▶ _GIVEN INFORMATION_
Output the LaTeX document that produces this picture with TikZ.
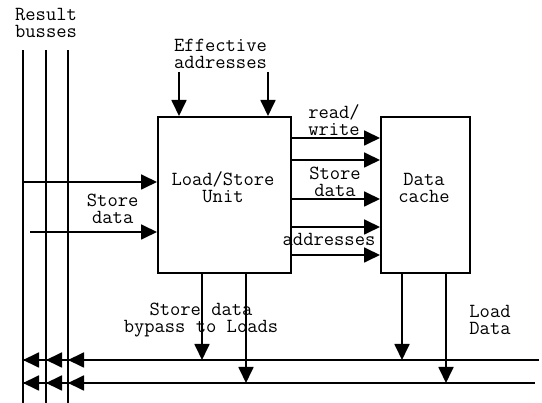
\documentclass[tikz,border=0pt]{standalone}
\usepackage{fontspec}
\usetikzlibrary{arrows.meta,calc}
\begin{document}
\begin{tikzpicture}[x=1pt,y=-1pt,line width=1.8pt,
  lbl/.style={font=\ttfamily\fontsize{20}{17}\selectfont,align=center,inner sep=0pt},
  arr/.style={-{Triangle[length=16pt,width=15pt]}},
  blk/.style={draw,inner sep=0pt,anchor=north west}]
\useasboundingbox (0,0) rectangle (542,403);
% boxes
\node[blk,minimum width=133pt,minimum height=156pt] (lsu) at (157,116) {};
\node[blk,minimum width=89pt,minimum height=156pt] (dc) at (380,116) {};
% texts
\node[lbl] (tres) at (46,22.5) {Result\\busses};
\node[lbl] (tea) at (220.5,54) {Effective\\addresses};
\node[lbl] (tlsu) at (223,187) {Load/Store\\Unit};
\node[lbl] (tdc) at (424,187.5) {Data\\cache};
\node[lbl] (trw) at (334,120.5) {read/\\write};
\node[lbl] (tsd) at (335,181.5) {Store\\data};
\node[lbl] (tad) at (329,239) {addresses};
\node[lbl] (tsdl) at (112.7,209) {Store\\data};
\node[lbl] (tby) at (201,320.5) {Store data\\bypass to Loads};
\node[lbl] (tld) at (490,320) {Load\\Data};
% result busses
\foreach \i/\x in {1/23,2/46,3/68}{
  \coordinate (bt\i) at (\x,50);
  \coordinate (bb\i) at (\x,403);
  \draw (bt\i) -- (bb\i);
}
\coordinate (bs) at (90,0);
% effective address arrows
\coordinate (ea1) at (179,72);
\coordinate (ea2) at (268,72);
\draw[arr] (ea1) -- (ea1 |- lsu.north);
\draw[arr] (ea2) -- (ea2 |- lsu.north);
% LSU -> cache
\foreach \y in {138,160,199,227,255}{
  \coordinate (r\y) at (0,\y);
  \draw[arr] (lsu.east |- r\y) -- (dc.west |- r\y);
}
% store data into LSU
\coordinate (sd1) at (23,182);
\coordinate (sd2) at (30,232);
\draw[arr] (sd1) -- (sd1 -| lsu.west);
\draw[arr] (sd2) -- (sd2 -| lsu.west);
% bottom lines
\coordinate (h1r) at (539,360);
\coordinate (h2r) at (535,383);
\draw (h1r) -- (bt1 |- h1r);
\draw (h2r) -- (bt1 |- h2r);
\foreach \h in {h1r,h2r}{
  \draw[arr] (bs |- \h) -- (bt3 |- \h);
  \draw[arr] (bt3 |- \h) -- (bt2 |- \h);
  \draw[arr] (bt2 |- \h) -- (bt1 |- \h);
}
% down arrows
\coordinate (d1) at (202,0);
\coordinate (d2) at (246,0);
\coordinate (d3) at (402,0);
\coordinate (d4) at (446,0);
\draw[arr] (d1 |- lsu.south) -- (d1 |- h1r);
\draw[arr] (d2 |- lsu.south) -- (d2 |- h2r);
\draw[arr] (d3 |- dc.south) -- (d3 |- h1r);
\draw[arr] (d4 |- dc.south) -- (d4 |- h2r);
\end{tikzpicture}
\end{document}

▶ _WHAT YOU ARE ASKED TO DO_
Give the material again exactly as it is, but keep the pictures out.

▶ _SOLUTION BELOW_
Output the LaTeX document that produces this picture with TikZ.
\documentclass[tikz,border=0pt]{standalone}
\usepackage{fontspec}
\usetikzlibrary{arrows.meta,calc}
\begin{document}
\begin{tikzpicture}[x=1pt,y=-1pt,line width=1.8pt,
  lbl/.style={font=\ttfamily\fontsize{20}{17}\selectfont,align=center,inner sep=0pt},
  arr/.style={-{Triangle[length=16pt,width=15pt]}},
  blk/.style={draw,inner sep=0pt,anchor=north west}]
\useasboundingbox (0,0) rectangle (542,403);
% boxes
\node[blk,minimum width=133pt,minimum height=156pt] (lsu) at (157,116) {};
\node[blk,minimum width=89pt,minimum height=156pt] (dc) at (380,116) {};
% texts
\node[lbl] (tres) at (46,22.5) {Result\\busses};
\node[lbl] (tea) at (220.5,54) {Effective\\addresses};
\node[lbl] (tlsu) at (223,187) {Load/Store\\Unit};
\node[lbl] (tdc) at (424,187.5) {Data\\cache};
\node[lbl] (trw) at (334,120.5) {read/\\write};
\node[lbl] (tsd) at (335,181.5) {Store\\data};
\node[lbl] (tad) at (329,239) {addresses};
\node[lbl] (tsdl) at (112.7,209) {Store\\data};
\node[lbl] (tby) at (201,320.5) {Store data\\bypass to Loads};
\node[lbl] (tld) at (490,320) {Load\\Data};
% result busses
\foreach \i/\x in {1/23,2/46,3/68}{
  \coordinate (bt\i) at (\x,50);
  \coordinate (bb\i) at (\x,403);
  \draw (bt\i) -- (bb\i);
}
\coordinate (bs) at (90,0);
% effective address arrows
\coordinate (ea1) at (179,72);
\coordinate (ea2) at (268,72);
\draw[arr] (ea1) -- (ea1 |- lsu.north);
\draw[arr] (ea2) -- (ea2 |- lsu.north);
% LSU -> cache
\foreach \y in {138,160,199,227,255}{
  \coordinate (r\y) at (0,\y);
  \draw[arr] (lsu.east |- r\y) -- (dc.west |- r\y);
}
% store data into LSU
\coordinate (sd1) at (23,182);
\coordinate (sd2) at (30,232);
\draw[arr] (sd1) -- (sd1 -| lsu.west);
\draw[arr] (sd2) -- (sd2 -| lsu.west);
% bottom lines
\coordinate (h1r) at (539,360);
\coordinate (h2r) at (535,383);
\draw (h1r) -- (bt1 |- h1r);
\draw (h2r) -- (bt1 |- h2r);
\foreach \h in {h1r,h2r}{
  \draw[arr] (bs |- \h) -- (bt3 |- \h);
  \draw[arr] (bt3 |- \h) -- (bt2 |- \h);
  \draw[arr] (bt2 |- \h) -- (bt1 |- \h);
}
% down arrows
\coordinate (d1) at (202,0);
\coordinate (d2) at (246,0);
\coordinate (d3) at (402,0);
\coordinate (d4) at (446,0);
\draw[arr] (d1 |- lsu.south) -- (d1 |- h1r);
\draw[arr] (d2 |- lsu.south) -- (d2 |- h2r);
\draw[arr] (d3 |- dc.south) -- (d3 |- h1r);
\draw[arr] (d4 |- dc.south) -- (d4 |- h2r);
\end{tikzpicture}
\end{document}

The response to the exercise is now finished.